Je ne me trouve pas sans charme, dans cette pauvre petite chambre, en peignoir blanc, avec mes beaux bras nus et mes cheveux d’or.

Je viens de regarder par la fenêtre. L’infini fatigue la vue. Cette complète absence de collines, ce plat, si plat, me fait l’effet du sommet d’une montagne qui domine le monde entier.

Chocolat est un vaniteux.

— Tu es mon courrier, lui dis-je, tu dois parler plusieurs langues ?

Le petit me répondit qu’il parlait le français, l’italien, le niçois et un peu le russe, et qu’il parlerait allemand, si je voulais bien le lui apprendre.

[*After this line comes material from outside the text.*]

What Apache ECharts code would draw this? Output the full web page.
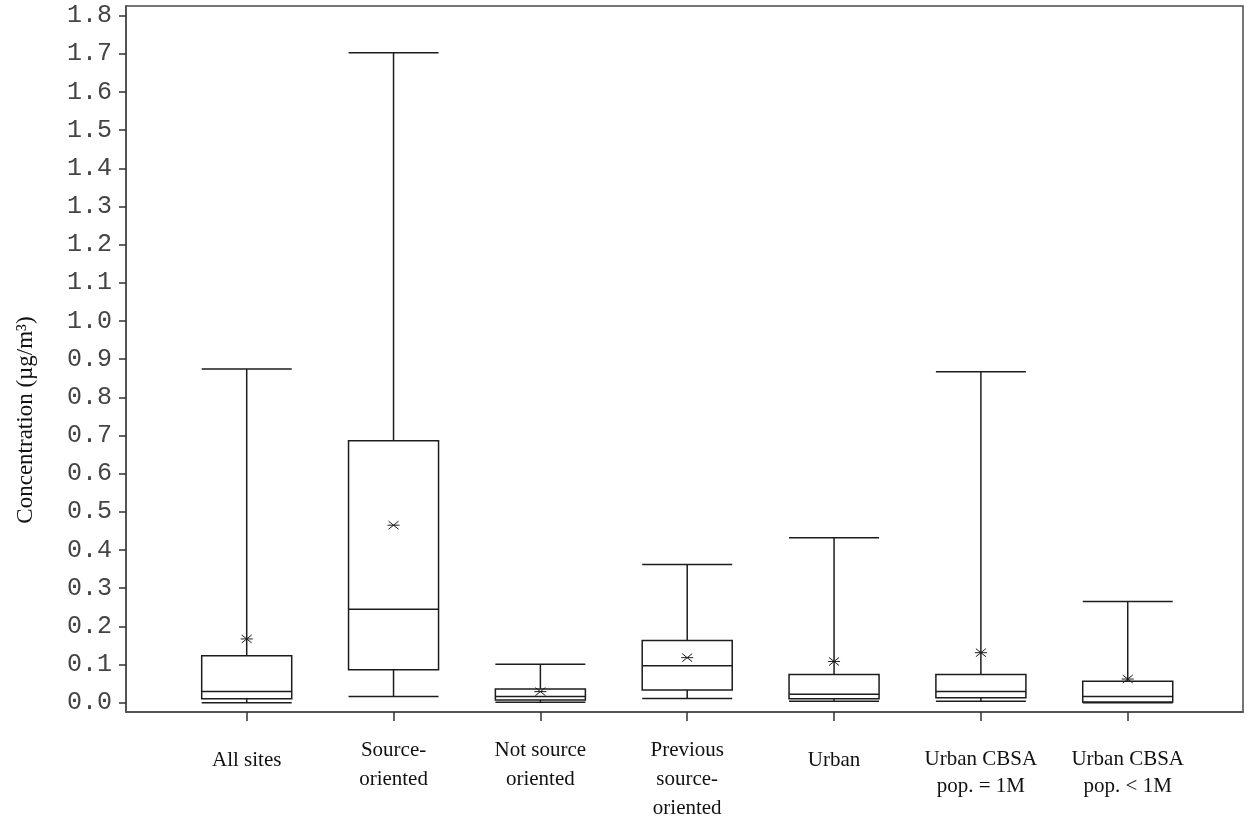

Il vint tout en larmes, escorté des éclats de rire d’Amalia, se plaindre parce que l’hôtelier lui avait indiqué un lit dans une chambre déjà occupée par un juif. Je fis une mine sérieuse, faisant semblant de trouver tout naturel qu’il couchât avec un juif ; mais le pauvre Chocolat pleura tant, que je me mis à rire et, pour le consoler, lui fis lire quelques pages d’une histoire universelle achetée à son intention.

Ce négrillon m’amuse, c’est un joujou vivant ; je lui donne des leçons, je le dresse au service, je lui fais dire ses boutades, en un mot c’est mon chien et ma poupée.